U.S. Won’t Limit Web Sales

CRS changes would hurt agencies, industry officials say

By: Robert Carlsen

In a nice big kiss to Orbitz, last week the U.S. Department of Transportation decided that there is no need to regulate the sale of airline services over the Internet.

Under the 286-page Notice of Proposed Rulemaking issued Nov. 13, the first of its kind in 10 years, the U.S. government would continue to regulate all of the GDSs, including the ones no longer owned by the airlines, but would not regulate Internet ticket sales.

“The airlines’ growing use of the Internet for selling tickets has weakened their dependence on the [GDS] systems and possibly the need for at least some of the existing rules,” the DOT said.

Reaction in the industry was swift and furious, with many saying the overall proposal was heavily skewed in the airlines’ favor and would further destabilize the industry.

Orbitz, meanwhile, issued a statement commending the DOT for its actions. According to Travel Management Daily, the proposal calls for the elimination of two aspects of the rules that “may unduly limit the ability of airlines to bargain for better terms with the systems.”

One target is the mandatory participation rule, which requires an airline with ownership interest in a GDS to participate at the same level in competing GDSs, as long as terms are commercially reasonable.

The second proposed change would require the GDSs to charge the same fees to all airlines.

However, the DOT proposal would continue to require that the systems be organized in an “objective and unbiased manner.”

Travel agents could be affected in several ways.

The DOT, for example, is asking for comment on ways to regulate productivity pricing so the practice would no longer serve as a “de facto minimum use” provision.

Also, the proposed rule changes would restrict the agency-related marketing data that airlines may obtain from GDSs.

The Notice of Proposed Rulemaking also suggests a change in the DOT’s policy guidance on agent service fees, a separate but related issue.

Under certain conditions, agencies initially would be allowed to exclude the service fee from an airline ticket’s advertised price, as long as they notify consumers of the fee and the total price when informing them of any specific itinerary.

There will be a 90-day comment period, beginning with the proposals’ publication in the Federal Register. Sixty days are for initial comments; the additional 30 days for replies. Afterwards, the DOT will review the comments and prepare a final form.

The DOT observed that the growing use of the Internet and other changes in airline marketing do not yet seem to have ended the GDS systems’ power.

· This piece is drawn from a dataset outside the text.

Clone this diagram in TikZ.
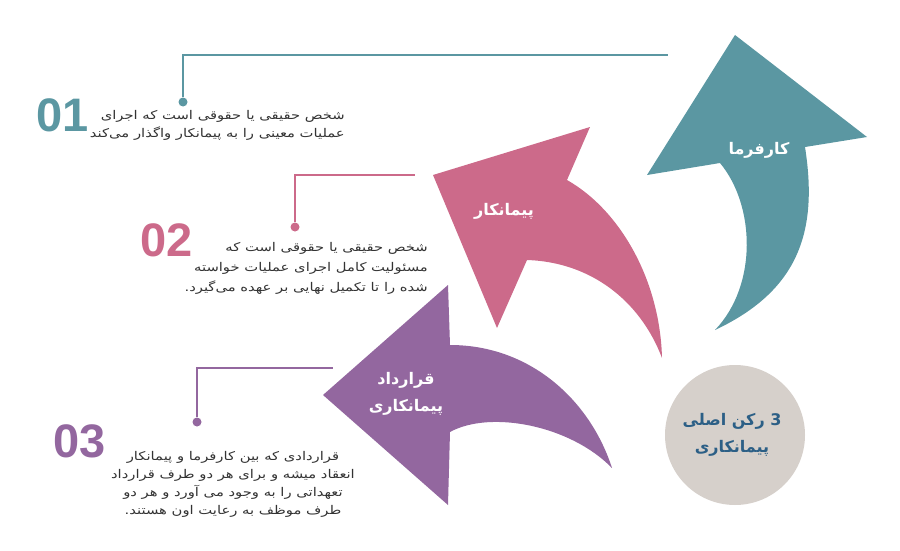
\documentclass[tikz,border=0pt]{standalone}
\usepackage{fontspec}
\setmainfont{DejaVu Sans}
\newfontfamily\fa[Script=Arabic]{DejaVu Sans}
\newfontfamily\fabody[Script=Arabic,FakeStretch=1.23]{DejaVu Sans}
\newfontfamily\numfont{Liberation Sans}
\TeXXeTstate=1
\newcommand{\rl}[1]{\beginR #1\endR}
\definecolor{tealc}{HTML}{5B97A2}
\definecolor{pinkc}{HTML}{CC6A8A}
\definecolor{purplec}{HTML}{93679F}
\definecolor{greyc}{HTML}{D6D0CB}
\definecolor{bluetext}{HTML}{2C5F86}
\definecolor{bodytext}{HTML}{333333}

\begin{document}
\begin{tikzpicture}
  [x=1pt,y=-1pt,every node/.style={inner sep=0pt},
   num/.style={font=\numfont\bfseries\fontsize{47}{47}\selectfont},
   body/.style={font=\fabody\fontsize{12}{18}\selectfont,text=bodytext},
   lab/.style={font=\fa\bfseries\fontsize{16}{27}\selectfont,text=white,align=center},
   dot/.style={circle,minimum size=9pt},
   lead/.style={line width=2pt}]
  \useasboundingbox (0,0) rectangle (900,551);

  % arrows
  \fill[tealc] (735,35) -- (867,137) -- (805,147)
    .. controls (818,230) and (800,290) .. (715,330)
    .. controls (758,285) and (755,205) .. (720,163) -- (647,175) -- cycle;
  \fill[pinkc] (433,175) -- (590,127) -- (567,180)
    .. controls (620,210) and (660,280) .. (662,358)
    .. controls (640,300) and (590,262) .. (527,260) -- (497,328) -- cycle;
  \fill[purplec] (323,395) -- (448,285) -- (450,345)
    .. controls (530,345) and (590,400) .. (612,468)
    .. controls (570,425) and (490,410) .. (450,432) -- (448,505) -- cycle;

  \node[lab] (a1) at (759,150) {\rl{کارفرما}};
  \node[lab] (a2) at (504,211) {\rl{پیمانکار}};
  \node[lab] (a3) at (406,394) {\rl{قرارداد}\\\rl{پیمانکاری}};

  \node[circle,fill=greyc,minimum size=140pt] (core) at (735,435) {};
  \node[font=\fa\bfseries\fontsize{16}{27}\selectfont,text=bluetext,align=center]
    at (732,435) {\rl{3 رکن اصلی}\\\rl{پیمانکاری}};

  % leaders
  \node[dot,fill=tealc] (d1) at (183,102) {};
  \node[dot,fill=pinkc] (d2) at (295,227) {};
  \node[dot,fill=purplec] (d3) at (197,422) {};
  \coordinate (t1) at (668,55);
  \coordinate (t2) at (415,175);
  \coordinate (t3) at (333,368);
  \foreach \from/\to/\c in {d1/t1/tealc,d2/t2/pinkc,d3/t3/purplec}
    \draw[lead,\c] (\from) |- (\to);

  \node[num,text=tealc] (n1) at (63,115) {01};
  \node[num,text=pinkc] (n2) at (167,240) {02};
  \node[num,text=purplec] (n3) at (80,441) {03};

  \node[body,anchor=east,align=right] (txt1) at (345,125)
    {\rl{شخص حقیقی یا حقوقی است که اجرای}\\\rl{عملیات معینی را به پیمانکار واگذار می‌کند}};
  \node[body,anchor=east,align=right,font=\fabody\fontsize{12}{20}\selectfont] (txt2) at (428,268)
    {\rl{شخص حقیقی یا حقوقی است که}\\\rl{مسئولیت کامل اجرای عملیات خواسته}\\\rl{شده را تا تکمیل نهایی بر عهده می‌گیرد.}};
  \node[body,align=center] (txt3) at (233,484)
    {\rl{قراردادی که بین کارفرما و پیمانکار}\\\rl{انعقاد میشه و برای هر دو طرف قرارداد}\\\rl{تعهداتی را به وجود می آورد و هر دو}\\\rl{طرف موظف به رعایت اون هستند.}};
\end{tikzpicture}
\end{document}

DOT, however, is also requesting comment on whether the rules could be allowed to expire next year.

Orbitz’s statement lauded the DOT for “taking a bold and much-needed step” by proposing to end the mandatory participation rule.

However, Steve Cosgrove of Dynamic Travel and Cruises in Southlake, Texas (the home of Sabre), said that agents and GDSs would be hurt if different airlines are in different systems.

“Say United is in Apollo, Delta is in Worldspan and American is just in Sabre. US Air is in all of them, as are the rest of the carriers. Which system does an agent in Chicago go with?

“As for letting the airlines see the marketing data, that should have been shut off a long time ago,” Cosgrove continued. “I’m hardly surprised the Bush administration would side with big business,” said Stephen Shields of Shields World Travel in Pleasanton, Calif.

“But from what we read,” Shields continued, “the Internet is driving the airlines closer and closer to bankruptcy as they lose money on every transaction. At least we don’t.”